In a bid to boost sales, Saudi Arabia recently approved a new measure that gives shops the option to stay open 24 hours a day. But, there's a catch. 

The shops would still be obliged to close during Muslim prayers, as per a Saudi law that states malls, restaurants, cafés, gas stations, and even hospitals must close during the call for adhan (Islamic prayer) and throughout prayer time as well. 

Saudi Arabia's Cabinet announced the new measure on Tuesday via the state-run Saudi Press Agency. Previous media reports falsely claimed that the new measure puts an end to the mandatory closure during prayer times. However, in the state-run report, there is no explicit mention of it. Had the law been repealed, it would have been addressed with much more volume.

For businesses who wish to operate around the clock, a fee must be paid to do so. The Ministry of Municipal and Rural Affairs will decide on the fees, according to AP.

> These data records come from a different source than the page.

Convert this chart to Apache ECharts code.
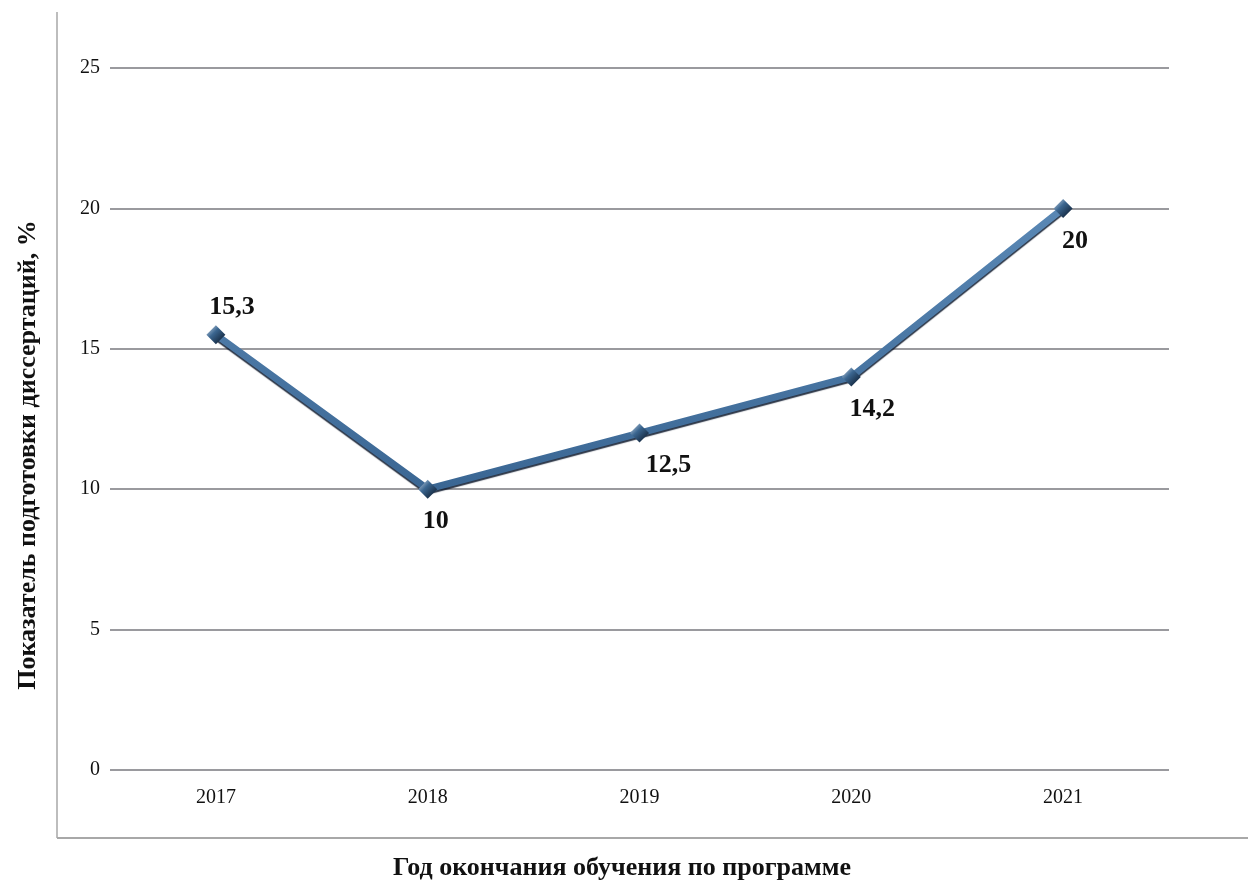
<!DOCTYPE html>
<html>
<head>
<meta charset="utf-8">
<script src="https://cdn.jsdelivr.net/npm/echarts@6/dist/echarts.min.js"></script>
<style>html,body{margin:0;padding:0;background:#fff;}#c{width:1248px;height:881px;}</style>
</head>
<body>
<div id="c"></div>
<script>
const categories = ['2017', '2018', '2019', '2020', '2021'];
const values = [15.5, 10, 12, 14, 20];
const valueLabels = ['15,3', '10', '12,5', '14,2', '20'];
const yTicks = [0, 5, 10, 15, 20, 25];
const xTitle = 'Год окончания обучения по программе';
const yTitle = 'Показатель подготовки диссертаций, %';

const labelOffsets = [[16, 'top', 5], [8, 'bottom', 10], [29, 'bottom', 10], [21, 'bottom', 10], [12, 'bottom', 10]];
const serif = '"Liberation Serif", "DejaVu Serif", serif';

const chart = echarts.init(document.getElementById('c'));
chart.setOption({
  animation: false,
  backgroundColor: '#fff',
  grid: { left: 110, right: 79, top: 68, bottom: 111 },
  xAxis: {
    type: 'category',
    data: categories,
    boundaryGap: true,
    axisLine: { show: false },
    axisTick: { show: false },
    axisLabel: { color: '#111', fontFamily: serif, fontSize: 20, margin: 18 }
  },
  yAxis: {
    type: 'value',
    min: yTicks[0],
    max: yTicks[yTicks.length - 1],
    interval: 5,
    axisLine: { show: false },
    axisTick: { show: false },
    axisLabel: { color: '#111', fontFamily: serif, fontSize: 20, margin: 10 },
    splitLine: { lineStyle: { color: '#9a9a9e', width: 2 } }
  },
  graphic: [
    { type: 'line', shape: { x1: 57, y1: 12, x2: 57, y2: 838 }, style: { stroke: '#bdbdbd', lineWidth: 2 } },
    { type: 'line', shape: { x1: 57, y1: 838, x2: 1248, y2: 838 }, style: { stroke: '#a8a8a8', lineWidth: 2 } },
    { type: 'text', x: 622, y: 868, style: { text: xTitle, font: 'bold 26px ' + serif, fill: '#111', textAlign: 'center', textVerticalAlign: 'middle' } },
    { type: 'text', x: 28, y: 455, rotation: Math.PI / 2, style: { text: yTitle, font: 'bold 26px ' + serif, fill: '#111', textAlign: 'center', textVerticalAlign: 'middle' } }
  ],
  series: [{
    type: 'line',
    data: values.map((v, i) => ({
      value: v,
      label: {
        show: true,
        position: labelOffsets[i][1],
        offset: [labelOffsets[i][0], 0],
        distance: labelOffsets[i][2],
        formatter: () => valueLabels[i]
      }
    })),
    symbol: 'diamond',
    symbolSize: 19,
    lineStyle: {
      width: 7,
      color: new echarts.graphic.LinearGradient(0, 0, 0, 1, [
        { offset: 0, color: '#5a88b5' },
        { offset: 1, color: '#3a6693' }
      ]),
      shadowColor: 'rgba(8,20,40,0.85)',
      shadowBlur: 1,
      shadowOffsetY: 2
    },
    itemStyle: {
      color: new echarts.graphic.LinearGradient(0, 0, 1, 1, [
        { offset: 0, color: '#d3deeb' },
        { offset: 0.4, color: '#3b6690' },
        { offset: 1, color: '#06101f' }
      ]),
      borderWidth: 0
    },
    label: {
      fontFamily: serif,
      fontSize: 26,
      fontWeight: 'bold',
      color: '#111'
    },
    z: 3
  }]
});
</script>
</body>
</html>
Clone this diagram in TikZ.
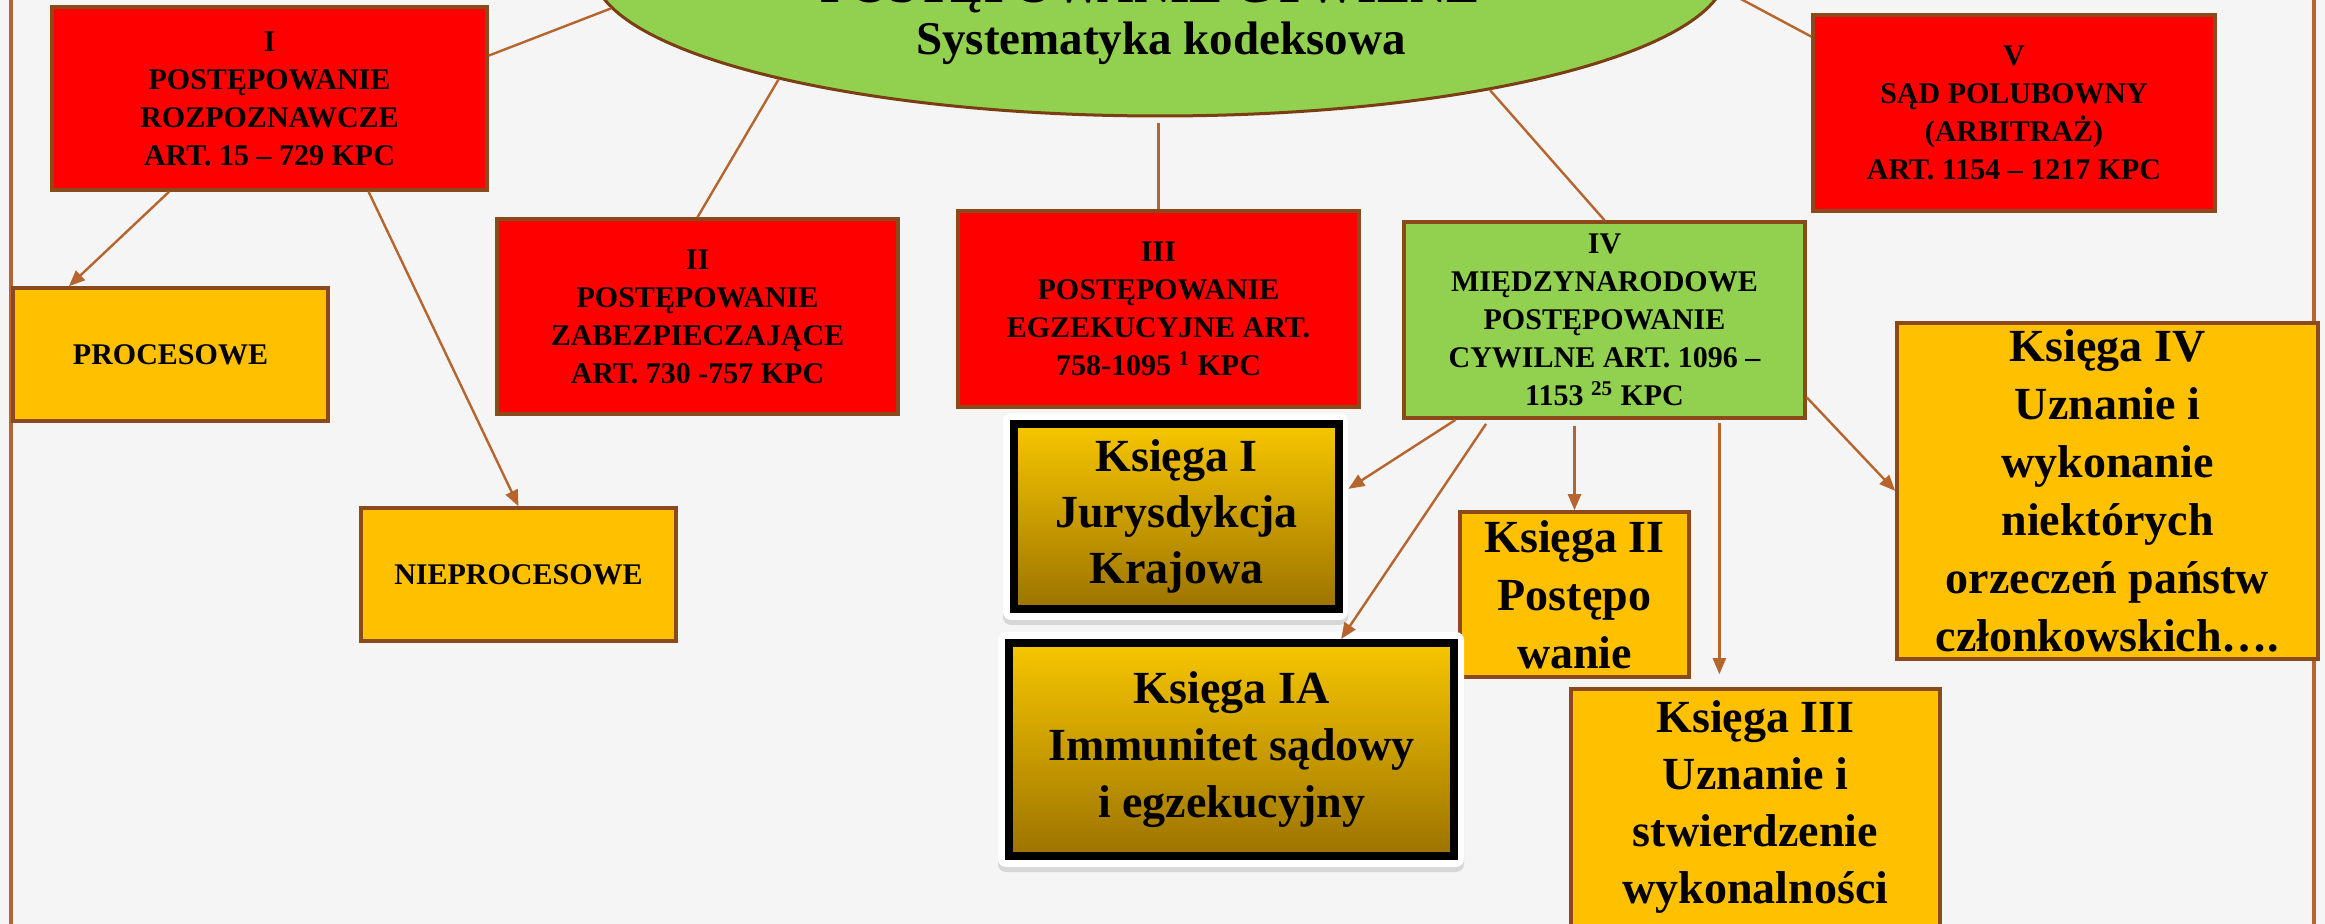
\documentclass[tikz,border=0pt]{standalone}
\usepackage{fontspec}
\setmainfont{Liberation Serif}
\usetikzlibrary{arrows.meta,calc,shapes.geometric,shadows}
\definecolor{bgc}{HTML}{F5F5F5}
\definecolor{redbox}{HTML}{FF0000}
\definecolor{yelbox}{HTML}{FFC000}
\definecolor{grnbox}{HTML}{92D050}
\definecolor{boxbrown}{HTML}{8A4A1C}
\definecolor{conncol}{HTML}{B5652D}
\definecolor{framecol}{HTML}{B8642F}
\definecolor{elbrown}{HTML}{7A3E12}
\definecolor{goldtop}{HTML}{F7C600}
\definecolor{goldbot}{HTML}{9C7300}
\tikzset{
  pbox/.style={rectangle, draw=boxbrown, line width=1.75pt, inner sep=0pt, align=center,
    font=\fontsize{15}{19}\selectfont\bfseries},
  redb/.style={pbox, fill=redbox},
  yelb/.style={pbox, fill=yelbox},
  grnb/.style={pbox, fill=grnbox},
  kbox/.style={rectangle, draw=boxbrown, line width=1.75pt, inner sep=0pt, align=center, fill=yelbox,
    font=\fontsize{23}{29}\selectfont\bfseries},
  kglow/.style={rectangle, fill=white, rounded corners=4pt, inner sep=0pt,
    drop shadow={opacity=0.25, shadow xshift=0pt, shadow yshift=-2.5pt}},
  kblack/.style={rectangle, draw=black, line width=4pt, inner sep=0pt, align=center,
    top color=goldtop, bottom color=goldbot, font=\fontsize{23}{28}\selectfont\bfseries},
  conn/.style={draw=conncol, line width=1.2pt},
  arr/.style={conn, -{Triangle[length=8pt,width=6.5pt]}, fill=conncol},
  framel/.style={draw=framecol, line width=1.6pt}
}
\begin{document}
\begin{tikzpicture}[x=0.5pt,y=-0.5pt]
\clip (0,0) rectangle (2325,924);
\fill[bgc] (0,0) rectangle (2325,924);
% frame lines
\draw[framel] (11,0) -- (11,924);
\draw[framel] (2314,0) -- (2314,924);

% central ellipse
\node[ellipse, draw=elbrown, line width=1.5pt, fill=grnbox, minimum width=567pt, minimum height=146pt, inner sep=0pt] (title) at (1160,-30) {};
\node[anchor=base, font=\fontsize{25}{30}\selectfont\bfseries, inner sep=0pt] (titleA) at (1150,3) {POSTĘPOWANIE CYWILNE};
\node[anchor=base, font=\fontsize{23.5}{28}\selectfont\bfseries, inner sep=0pt] (titleB) at (1161,55) {Systematyka kodeksowa};

% red / green / yellow boxes
\node[redb, minimum width=217.5pt, minimum height=91.5pt] (boxI) at (269.5,98.5)
  {I\\POSTĘPOWANIE\\ROZPOZNAWCZE\\ART. 15 – 729 KPC};
\node[yelb, minimum width=157.5pt, minimum height=66.5pt] (proc) at (170.5,354.5) {PROCESOWE};
\node[yelb, minimum width=157.5pt, minimum height=66.5pt] (nieproc) at (518.5,574.5) {NIEPROCESOWE};
\node[redb, minimum width=200.5pt, minimum height=97.5pt] (boxII) at (697.5,316.5)
  {II\\POSTĘPOWANIE\\ZABEZPIECZAJĄCE\\ART. 730 -757 KPC};
\node[redb, minimum width=200.5pt, minimum height=98pt] (boxIII) at (1158.5,309)
  {III\\POSTĘPOWANIE\\EGZEKUCYJNE ART.\\758-1095 \textsuperscript{1} KPC};
\node[grnb, minimum width=200.5pt, minimum height=98pt] (boxIV) at (1604.5,320)
  {IV\\MIĘDZYNARODOWE\\POSTĘPOWANIE\\CYWILNE ART. 1096 –\\1153 \textsuperscript{25} KPC};
\node[redb, minimum width=201pt, minimum height=98pt] (boxV) at (2014,113)
  {V\\SĄD POLUBOWNY\\(ARBITRAŻ)\\ART. 1154 – 1217 KPC};

% Księgi
\node[kbox, minimum width=210.5pt, minimum height=168pt] (kIV) at (2107.5,491)
  {Księga IV\\Uznanie i\\wykonanie\\niektórych\\orzeczeń państw\\członkowskich….};
\node[kbox, minimum width=114.5pt, minimum height=82.5pt] (kII) at (1574.5,594.5)
  {Księga II\\Postępo\\wanie};
\node[kbox, font=\fontsize{23}{28.5}\selectfont\bfseries, minimum width=184.5pt, minimum height=118.5pt] (kIII) at (1755.5,807.5)
  {Księga III\\Uznanie i\\stwierdzenie\\wykonalności};

\node[kglow, minimum width=172.5pt, minimum height=103.5pt] (kIbg) at (1175.5,516.5) {};
\node[kblack, minimum width=162.5pt, minimum height=92.5pt] (kI) at (1176.5,516.5)
  {Księga I\\Jurysdykcja\\Krajowa};
\node[kglow, minimum width=233pt, minimum height=117.5pt] (kIAbg) at (1231,749.5) {};
\node[kblack, font=\fontsize{23}{28.5}\selectfont\bfseries, minimum width=222.5pt, minimum height=106.5pt] (kIA) at (1231.5,749.5)
  {Księga IA\\Immunitet sądowy\\i egzekucyjny};

% connectors from the ellipse
\draw[conn] (title.184) -- ($(boxI.north east)!0.27!(boxI.south east)$);
\draw[conn] (title.196) -- (boxII.north);
\draw[conn, shorten <=3pt] (title.south -| boxIII.north) -- (boxIII.north);
\draw[conn] (title.340) -- (boxIV.north);
\draw[conn] (title.358) -- ($(boxV.north west)!0.117!(boxV.south west)$);

% arrows
\draw[arr] ($(boxI.south west)!0.271!(boxI.south east)$) -- ($(proc.north west)!0.181!(proc.north east)$);
\draw[arr] ($(boxI.south west)!0.726!(boxI.south east)$) -- (nieproc.north);
\draw[arr] ($(boxIV.south west)!0.132!(boxIV.south east)$) -- ($(kIbg.north east)!0.367!(kIbg.south east)$);
\draw[arr, shorten <=2.5pt] ($(boxIV.south west)!0.214!(boxIV.south east)$) -- ($(kIA.north west)!0.742!(kIA.north east)$);
\draw[arr, shorten <=3pt] (kII.north |- boxIV.south) -- (kII.north);
\coordinate (k3top) at ($(kIII.north west)!0.403!(kIII.north east)$);
\draw[arr, shorten <=1.5pt, shorten >=6.5pt] (k3top |- boxIV.south) -- (k3top);
\draw[arr] ($(boxIV.north east)!0.888!(boxIV.south east)$) -- (kIV.west);
\end{tikzpicture}
\end{document}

On Tuesday night, Bloomberg published a report based on a tweet posted by Saudi-owned television channel Al-Arabiya which reportedly stated that shops would now be allowed to stay open during prayers. However, Al-Arabiya soon deleted the post and shared a follow-up tweet in which a spokesperson can be heard rejecting the claims.

The cabinet decision "doesn't include carrying out commercial activities during prayers and it doesn't touch any previous decision related to prayer times," said Khalid Al-Dughaither, a deputy at the ministry, reported Bloomberg.

Even though the rule has long been applied in the kingdom, many locals have demanded authorities reconsider the law.

One Saudi lawyer, Abdul Rahman Al Lahem, voiced his opinion in a video interview shared last year. 

"There is no religious edict stating that shops must close at prayer times, this is a law that's only in effect because the kingdom's religious police enforce it on people," he said.

According to Bloomberg, a government document published last year had called for an end to mandatory prayer closures, but was removed in a later version.

Saudi Gazette cited economists who believe the decision meets several needs. First, it enhances life during nighttime as well as accommodates people when the bolstering sun is in hiding - something necessary during the summer in the Gulf nation.

The new measure also seeks to boost operations for private sector businesses. Over the years, Saudi Arabia has been putting more effort into enhancing operations for the private sector. In April, the kingdom revealed its plan to create more than half a million private-sector jobs by 2030. Let's see how many current and new businesses will choose to keep their operations running 24/7 following the newly announced decision.